JB: You had the chance to work with some of the greatest icons of our times – from Liza Minelli to Elizabeth Taylor to Audrey Hepburn. What did you learn from them?

IM: All of those people were like versions of my mother. She wasn’t intimidated by anything. She wasn’t intimidated by fashion magazines or by interior designers she was working with. She just followed her own star. That’s what you get from these women. They do not listen. Whenever young people ask me for advice, that’s what I default to: it came from my mother. She never listens to me. And she’s always rising to the top because of that. And that’s what I got from Liza. What made her was her years of working with Halston and observing. And then there was the necessity of certain things, like a shoe that was a certain height, and the onesie that went underneath because it was slimming and a bra that held her when she danced. It was all necessity. I think it’s always about that, this kind of inborn style meets the necessity of life. That’s what Liza and Audrey taught me. But it all goes back to my mother. I was always observing her and then reliving it with these women.

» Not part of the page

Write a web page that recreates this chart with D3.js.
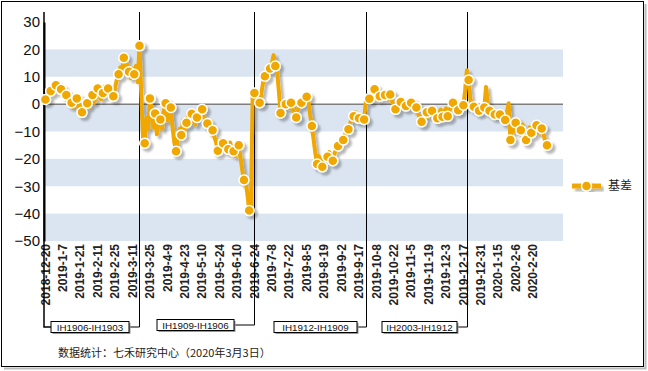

JB: And how is your stylish mom doing? I used to sit next to her at your shows. I always enjoyed watching her kvell [Yiddish for “burst with pride”].

IM: She’s good. She’s 91. And she loves the book. I’m telling you, Jeanne, that was a great moment of my life because I didn’t let her see anything until the book was published. And she really loves it and, after the second time she read it – she read it like five times – she actually thanked me for writing it. That was the greatest day of my life.